Hace unas noches, mientras jugaba Death Stranding y hacía la transmisión de Twitch, Al Ruadh mencionó algo de Super Meat Boy. En ese momento confesé que lo abandoné. “Ya sobreviví al cáncer”, dije, “como para además hacer corajes con un videojuego enfadoso”. Algo así. Chistorete de remisión. Nos reímos un poco. Unas horas antes, instagram me puso un recordatorio, foto de septiembre del 2018, yo frente al espejo. Había terminado mi sexto ciclo de quimioterapia y me estaba preparando psicológicamente para cuatro semanas de radiación. Ali me comentó que parecía haber hecho una misión difícil de Death Stranding. Me reí otra vez.
No me gusta mucho hablar del cáncer (en público, porque el tema lo he tratado con mis amigos y mis amores, con Sol y mi perro, y con algunos familiares que no temen escuchar de ello) porque puede ser algo muy cómodo, una trampa de múltiples capas y profundidades. El cáncer también puede ser una muleta, la mano que extiende un ciego que no está ciego (pero ve mejor que cualquiera de nosotros). Uno podría vivir de esa comodidad, del pobrecito, estuvo enfermo. Creía, en su momento, que era peligroso hacer chistes o abandonarse en la lástima. Todavía lo creo y por eso soy cauteloso con el tema. No siempre podía evitarlo porque mi naturaleza es mordaz y negra; para mí, todo es propenso a la crítica y la risa, a la vuelta de la esquina está la desgracia y nadie está exento, pero precisamente por eso trataba de poner unos controles sobre esa persona fácil que tengo, una persona que reconozco muy bien cuando toma la madeja de hilo y la empieza a desenredar como un gato sonriente.
Creo, también, que mi propia ley mordaza me ayudó a crecer, he tratado de ser más generoso con los otros, me convenzo de ser más paciente y me tomo el tiempo para desmenuzar por qué no a todos las cosas nos pesan igual. Dudo ser siempre exitoso con estos ejercicios de lo ajeno, pero me gusta intentarlo, y darme ese trabajo de ser un poco mejor, día a día, semana a semana, mes a mes. No me urgen los aprendizajes ni los crecimientos, pero estoy vivo porque otros fueron generosos conmigo y si yo puedo regresar ese favor, ser un eslabón para salvar la vida de un extraño, no quiero perder esa oportunidad.

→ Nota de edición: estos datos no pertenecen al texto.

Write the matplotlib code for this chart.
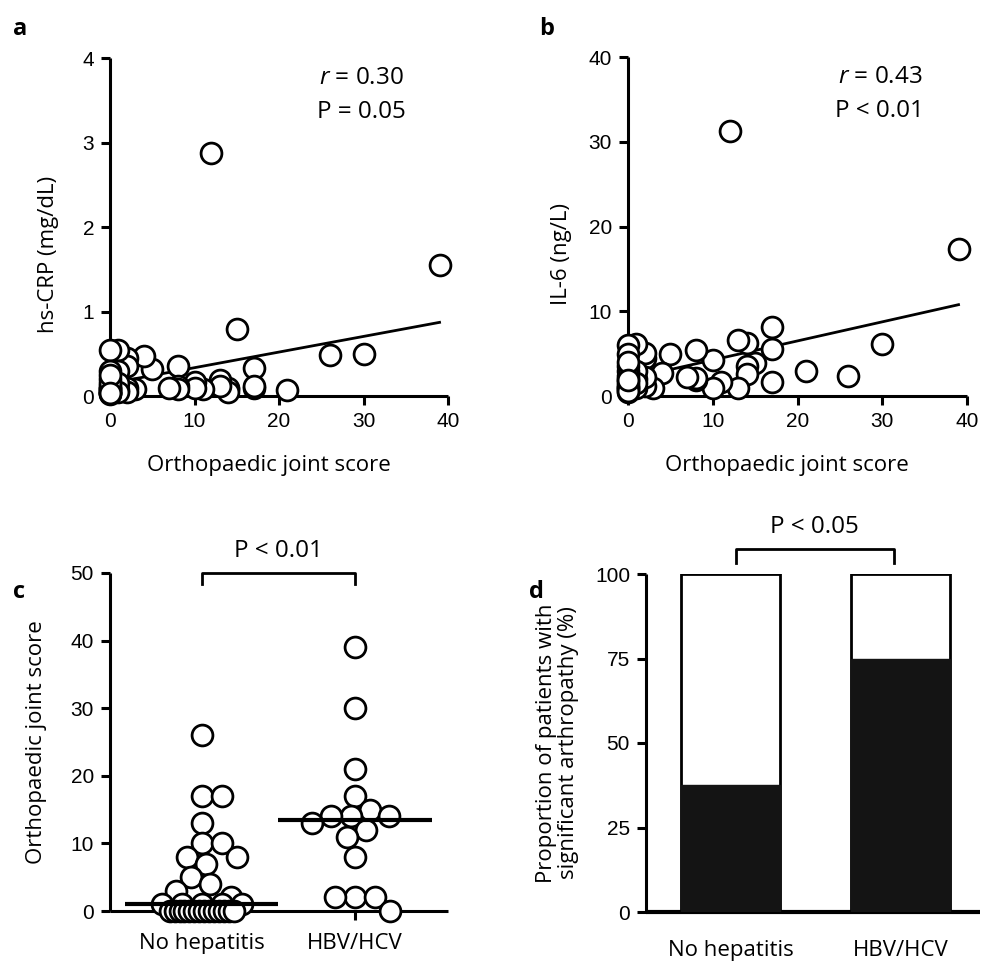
import numpy as np
import matplotlib
matplotlib.use("Agg")
import matplotlib.pyplot as plt

# ---------------- data ----------------
joint_score = [39, 30, 26, 21, 17, 17, 17, 15, 14, 14, 14, 13, 13, 12, 11, 10, 10,
               8, 8, 8, 7, 5, 4, 3, 2, 2, 2, 2, 1, 1, 1, 1, 1,
               0, 0, 0, 0, 0, 0, 0, 0, 0, 0, 0, 0, 0, 0, 0]
hs_crp = [1.55, 0.50, 0.48, 0.07, 0.33, 0.10, 0.12, 0.79, 0.08, 0.10, 0.05, 0.19, 0.12,
          2.87, 0.08, 0.16, 0.10, 0.35, 0.12, 0.08, 0.10, 0.32, 0.47, 0.08,
          0.45, 0.35, 0.10, 0.05, 0.54, 0.30, 0.07, 0.15, 0.05,
          0.54, 0.30, 0.08, 0.05, 0.03, 0.10, 0.20, 0.12, 0.06, 0.02, 0.04, 0.08, 0.15, 0.25, 0.03]
il6 = [17.3, 6.1, 2.4, 3.0, 8.1, 5.5, 1.7, 3.9, 6.2, 3.5, 2.6, 6.6, 0.9,
       31.3, 1.6, 4.3, 0.9, 5.4, 1.9, 2.1, 2.3, 5.0, 2.7, 1.0,
       4.5, 5.1, 1.2, 2.2, 6.1, 1.0, 2.0, 3.0, 1.5,
       6.0, 5.0, 2.9, 1.7, 1.0, 0.5, 2.0, 1.3, 3.5, 0.8, 2.4, 1.1, 4.0, 0.6, 1.9]
crp_fit = (0.15, 0.0185)   # intercept, slope
il6_fit = (2.0, 0.225)
r_a, p_a = "0.30", "P = 0.05"
r_b, p_b = "0.43", "P < 0.01"

groups = ["No hepatitis", "HBV/HCV"]
score_nohep = [26, 17, 17, 13, 10, 10, 8, 8, 7, 5, 4, 3, 2, 1, 1, 1, 1, 1,
               0, 0, 0, 0, 0, 0, 0, 0, 0, 0, 0, 0, 0, 0]
score_hbv = [39, 30, 21, 17, 15, 14, 14, 14, 13, 12, 11, 8, 2, 2, 2, 0]
p_c = "P < 0.01"

arthropathy_pct = [37.5, 75.0]
p_d = "P < 0.05"

# ---------------- style ----------------
TICKF = "Liberation Sans"
LABF = "Open Sans"
plt.rcParams["font.family"] = [TICKF, "DejaVu Sans"]
plt.rcParams["mathtext.fontset"] = "custom"
plt.rcParams["mathtext.it"] = "Open Sans:italic"
plt.rcParams["mathtext.rm"] = "Open Sans"

W, H = 990, 963
fig = plt.figure(figsize=(W / 100, H / 100), dpi=100)


def ax_px(l, r, t, b):
    return fig.add_axes([l / W, 1 - b / H, (r - l) / W, (b - t) / H])


def style(ax, lw=2.2):
    for s in ["top", "right"]:
        ax.spines[s].set_visible(False)
    for s in ["left", "bottom"]:
        ax.spines[s].set_linewidth(lw)
        ax.spines[s].set_capstyle("butt")
    ax.tick_params(width=lw, length=6.5, pad=5, labelsize=15, direction="out")
    ax.patch.set_alpha(0)


def ftext(x, y, s, **kw):
    fig.text(x / W, 1 - y / H, s, **kw)


LBL = dict(fontfamily=LABF, fontsize=16)
STAT = dict(fontfamily=LABF, fontsize=17.5)
MK = dict(marker="o", ms=15, mfc="white", mec="black", mew=2.0, ls="none",
          clip_on=False, zorder=4)

# ---------------- panel a ----------------
axa = ax_px(110, 448, 58, 396)
style(axa)
axa.set_xlim(0, 40)
axa.set_ylim(0, 4)
axa.set_xticks([0, 10, 20, 30, 40])
axa.set_yticks([0, 1, 2, 3, 4])
xs = np.array([min(joint_score), max(joint_score)], float)
axa.plot(xs, crp_fit[0] + crp_fit[1] * xs, color="black", lw=2.0, zorder=3, clip_on=False)
axa.plot(joint_score, hs_crp, **MK)
axa.set_xlabel("Orthopaedic joint score", **LBL)
axa.xaxis.set_label_coords(0.47, -0.175)
axa.set_ylabel("hs-CRP (mg/dL)", **LBL)
axa.yaxis.set_label_coords(-0.15, 0.42)
axa.text(0.745, 0.94, r"$r$ = " + r_a, transform=axa.transAxes, ha="center", va="center", **STAT)
axa.text(0.745, 0.84, p_a, transform=axa.transAxes, ha="center", va="center", **STAT)

# ---------------- panel b ----------------
axb = ax_px(628, 967, 57, 396)
style(axb)
axb.set_xlim(0, 40)
axb.set_ylim(0, 40)
axb.set_xticks([0, 10, 20, 30, 40])
axb.set_yticks([0, 10, 20, 30, 40])
axb.plot(xs, il6_fit[0] + il6_fit[1] * xs, color="black", lw=2.0, zorder=3, clip_on=False)
axb.plot(joint_score, il6, **MK)
axb.set_xlabel("Orthopaedic joint score", **LBL)
axb.xaxis.set_label_coords(0.47, -0.175)
axb.set_ylabel("IL-6 (ng/L)", **LBL)
axb.yaxis.set_label_coords(-0.165, 0.42)
axb.text(0.743, 0.94, r"$r$ = " + r_b, transform=axb.transAxes, ha="center", va="center", **STAT)
axb.text(0.743, 0.84, p_b, transform=axb.transAxes, ha="center", va="center", **STAT)

# ---------------- panel c ----------------
c_l, c_r, c_t, c_b = 110, 448, 573, 911
axc = ax_px(c_l, c_r, c_t, c_b)
style(axc)
cx0, cx1 = -0.598, 1.607
cy1 = 50
axc.set_xlim(cx0, cx1)
axc.set_ylim(0, cy1)
axc.set_yticks([0, 10, 20, 30, 40, 50])
axc.set_xticks([0, 1])
axc.set_xticklabels(groups, fontfamily=LABF, fontsize=16)
axc.tick_params(axis="x", pad=9)
xpx = (c_r - c_l) / (cx1 - cx0)
ypx = (c_b - c_t) / cy1


def swarm(vals, dmin=20.0, step=1.0, maxhalf=60.0, crowd=4, crowd_half=32.0):
    vals = np.asarray(vals, float)
    off = np.zeros(len(vals))
    done = np.zeros(len(vals), bool)
    placed = []
    u, cnt = np.unique(vals, return_counts=True)
    for uu, c in zip(u, cnt):
        if c >= crowd:
            idx = np.where(vals == uu)[0]
            half = min((c - 1) * dmin / 2, crowd_half + 12 * (uu > 0))
            off[idx] = np.linspace(-half, half, c)
            done[idx] = True
            placed += [(o, uu * ypx, 0.55) for o in off[idx]]
    cands = [0.0]
    k = 1
    while k * step <= maxhalf:
        cands += [k * step, -k * step]
        k += 1
    for i in np.argsort(-vals, kind="stable"):
        if done[i]:
            continue
        y = vals[i] * ypx
        best, bestd = 0.0, -1
        for c in cands:
            d = min([np.hypot(c - px, y - py) / f for px, py, f in placed] + [1e9])
            if d >= dmin:
                best = c
                break
            if d > bestd:
                bestd, best = d, c
        off[i] = best
        placed.append((best, y, 1.0))
    return off / xpx


for gi, vals in enumerate([score_nohep, score_hbv]):
    ox = swarm(vals)
    axc.plot(gi + ox, vals, **MK)
    med = np.median(vals)
    axc.plot([gi - 0.5, gi + 0.5], [med, med], color="black", lw=3.0, zorder=5,
             solid_capstyle="butt", clip_on=False)
axc.set_ylabel("Orthopaedic joint score", **LBL)
axc.yaxis.set_label_coords(-0.185, 0.5)
axc.plot([0, 0, 1, 1], [48.3, 50, 50, 48.3], color="black", lw=2.0, clip_on=False,
         solid_joinstyle="round")
axc.text(0.5, 53.3, p_c, ha="center", va="center", **STAT)

# ---------------- panel d ----------------
axd = ax_px(646, 980, 574, 912)
style(axd)
axd.spines["bottom"].set_linewidth(3.0)
axd.set_xlim(-0.499, 1.468)
axd.set_ylim(0, 100)
axd.set_yticks([0, 25, 50, 75, 100])
xd = np.arange(len(groups))
axd.bar(xd, [100] * len(groups), width=0.58, color="white", edgecolor="black", lw=2.0, zorder=2)
axd.bar(xd, arthropathy_pct, width=0.58, color="#141414", edgecolor="#141414", lw=1.0, zorder=3)
axd.set_xticks(xd)
axd.set_xticklabels(groups, fontfamily=LABF, fontsize=16)
axd.tick_params(axis="x", length=0, pad=20)
axd.set_ylabel("Proportion of patients with\nsignificant arthropathy (%)", linespacing=1.1, **LBL)
axd.yaxis.set_label_coords(-0.2, 0.5)
axd.plot([0.03, 0.03, 0.96, 0.96], [103.4, 107.4, 107.4, 103.4], color="black", lw=2.0,
         clip_on=False)
axd.text(0.49, 114, p_d, ha="center", va="center", **STAT)

# ---------------- panel letters ----------------
for s, x, y in [("a", 13, 35), ("b", 539, 35), ("c", 13, 598), ("d", 529, 598)]:
    ftext(x, y, s, fontfamily=LABF, fontweight="bold", fontsize=17, ha="left", va="baseline")

fig.savefig("out.png", dpi=100)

Si hablamos de creencias, no creo en el cielo o en el infierno; creo, definitivamente, que cuando morimos todo desaparece, empieza la negrura perpetua, el olvido y el vacío. Si acaso, lo que más coraje me daba cuando me enteré de lo mío, era haber llegado muy pronto a una etapa de confrontaciones con mis propias creencias. Súbitamente, a mis 36 años, me encontraba en una encrucijada que me acercaba peligrosamente a un final temprano y abrupto. Y qué coraje, porque si crees lo mismo que yo, sabes que no llegarás a otro lado y no te espera ningún paraíso; la resignación es abandonar una vida de placeres: lecturas, juegos, acertijos, amores, risas, paseos con el perro, días de Sol y de calma. Qué coraje.
Cuando hablamos de otros, antes me reía de la naturaleza de lo inexorable, o me molestaba ligeramente, y prefería mantener una sana distancia sobre esas personas que están atrapadas. He aprendido a cultivar el sentimiento de tristeza y empatía, también he aprendido a no alejarme tanto y darme una pausa antes de hablar. Quizás, durante todo ese largo proceso, antes de permitir que otros tuvieran compasión por mí, entendí que yo también debía tenerme compasión y perdonarme a mí mismo. Lo mismo se dicen los coaches de vida, pero entenderlo… de verdad entenderlo, es sumamente difícil y no estoy seguro si ya lo entendí del todo. Pero después de dos años esto parece tener algún sentido y siento una calma, menos engaño y espejismo que certeza, no lo escupo como el ruido fácil de aquella situación entera. Tender la mano es un compromiso no con el otro, pero también contigo. Todos somos uno y uno somos todos.
Probablemente, a estas alturas, he aceptado que voy a vivir muchos años (bueno, si no me mata LA COVIDONGA, mae, pero ya pasé por tantas angustias que, pa’ serle sincero, me da lo mismo si me chinga la gripa). Acepto que soy responsable de mis actos y de mi vida, tengo la carga de mi pasado y la fortuna de mi futuro. Lo bueno es que soy joven (aún cuando sienta esos tirones en el pecho que me recuerdan dónde estuve: en el inframundo). Todavía estoy a tiempo de olvidar este ciclo de bondades y dedicarme de lleno a mejores vicios.